As 2014 begins, Mintel’s Consumer Trends Analysts Jennifer Zegler and Stacy Glasgow explained the four trends set to impact the American consumer market, examining the areas of commercial opportunity for brands—and what consumers will be buying into in 2014.
“In 2013, from the arrival of the UK’s royal baby to the passing of former South African President Nelson Mandela, whether to share joy or to remember, the global community has become close-knit. The immediacy provided by technology heightens connections. People use social media and other innovations to eliminate geographic limits. This year, sporting events, including the Sochi 2014 Winter Olympics and the 2014 FIFA World Cup Brazil, will spotlight the host countries. This interest in ‘internationalism’ is already influencing shopping habits; Mintel finds 67% of legal U.S. spirits drinkers are interested in trying alcoholic drinks from other countries including Brazilian cachaca, a sugar-cane-based liquor,” said Jennifer Zegler, consumer trends analyst at Mintel.

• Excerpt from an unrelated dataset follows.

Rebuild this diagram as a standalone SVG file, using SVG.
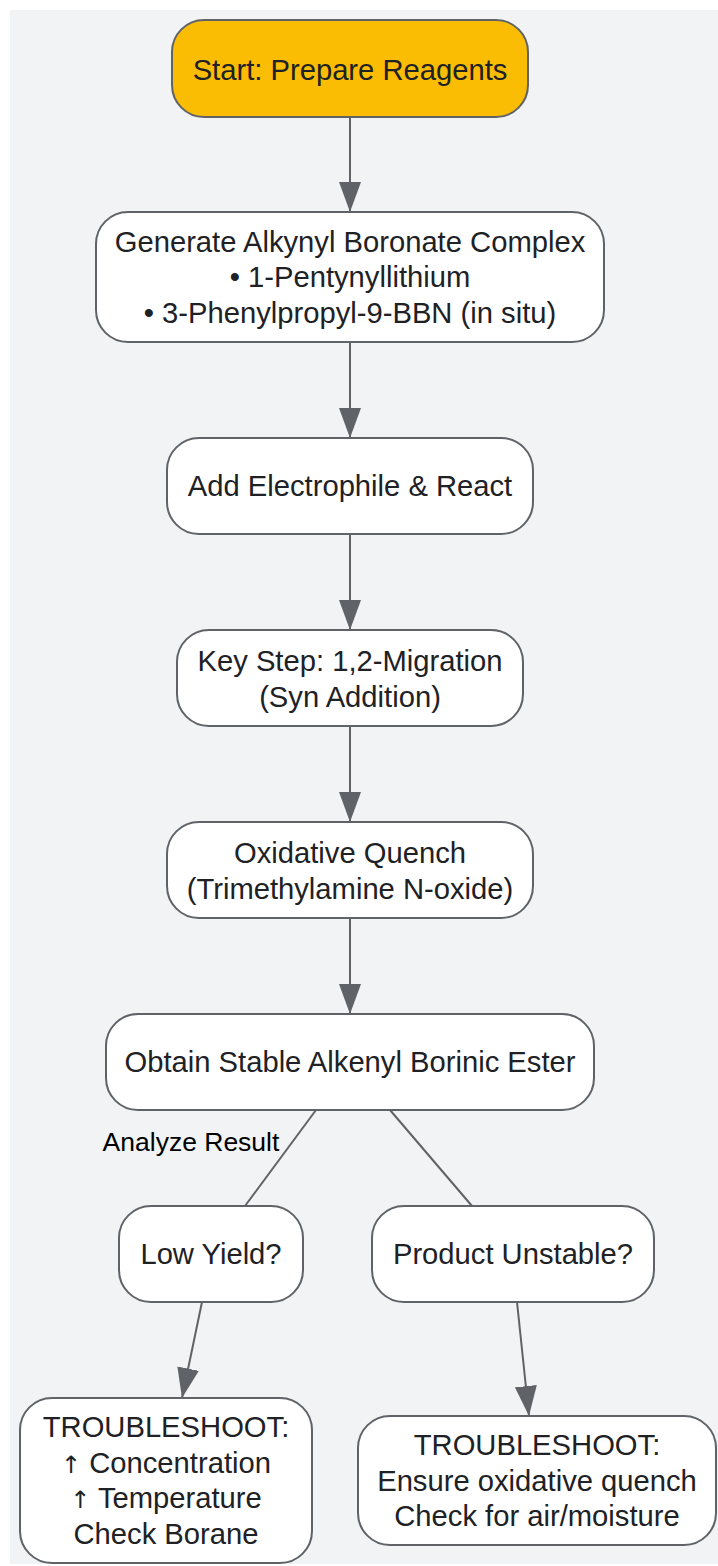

“The proliferation of technology makes it possible to instantly search an athlete or country while sporting events also provide an opportunity to create new allegiances. Today, more than half (57%) of professional sports fans say they are loyal to a team that is not near where they live, and long-distance cheering is eased by advancements in technology,” Zegler noted.
“Smart watches and Google Glass mean people can access apps without so much as touching a smartphone and instant gratification will continue to drive consumers in 2014. There is a perpetuated cycle where consumers want faster solutions, resulting in technology to answers—only to lead to a demand for even faster solutions. In the coming year, wearable and more accessible technology will provide solutions to problems consumers weren’t even aware of having,” said Stacy Glasgow, consumer trends analyst at Mintel.
“Busy Americans are seeking tools to save time; for example, around half (49%) of U.S. consumers who use nutritional food and drinks do so because they are easy to consume on the go. Furthermore, 24% of adult drivers say they would be interested in a car that is capable of driving itself in some circumstances and 40% agree that ‘having a smartphone allows me to multitask while having fun during my leisure time’,” she added.
Drawing the Digital Line
“In reaction to concerns resulting from hyper-connectivity, in 2014 consumers will become exceedingly cognizant of the need to unplug and to reconnect with the physical world. As America sees increased discussion around the value of wearable and ubiquitous technology, we will in tandem see increased discussion around data privacy. As digitalization becomes more pervasive, it will foster a growing culture of impatience, over-sharing, and of privacy concerns—leading to a demand for more balance between living online and ‘real world’ experiences,” said Glasgow.
“The lingering fallout of the NSA scandal means that privacy concerns are paramount for all consumers. Today, 44% of US consumers are concerned that social networking sites display too much information about them; 81% are wary of using their mobile phone as a payment device because they worry about the security of their personal information,” she added.
Investing in Prevention
“Skittish Americans have adopted an ongoing emotional state of ‘prepar-nation,’ in which they are focused on anticipating and preparing for both the major and the minor events that could interrupt their status quo. Most people have not forgotten the 2008 global financial crisis, causing them to be more mindful of the state of their finances. In fact, 72% of U.S. adults claim ‘I don’t like the idea of being in debt.’ Likewise, half of adults say making sure they do not fall behind on bills or other financial commitments is very important to them in the coming year. Indeed, the country’s debt ceiling crisis in October 2013, which caused a 16-day partial government shutdown, reminded Americans of the frailty of the economy,” noted Zegler.
“Moving into 2014, retirement and healthcare remain key concerns, especially for some 59% of adults who are not retired, but say they are worried about how they will live when they get older. Furthermore, 43% of American adults agree that healthcare costs will have a negative impact on their ability to retire. Four in 10 (41%) adults agree the reform is primarily a positive thing for the country, while 48% say the act will increase their health insurance costs,” she added.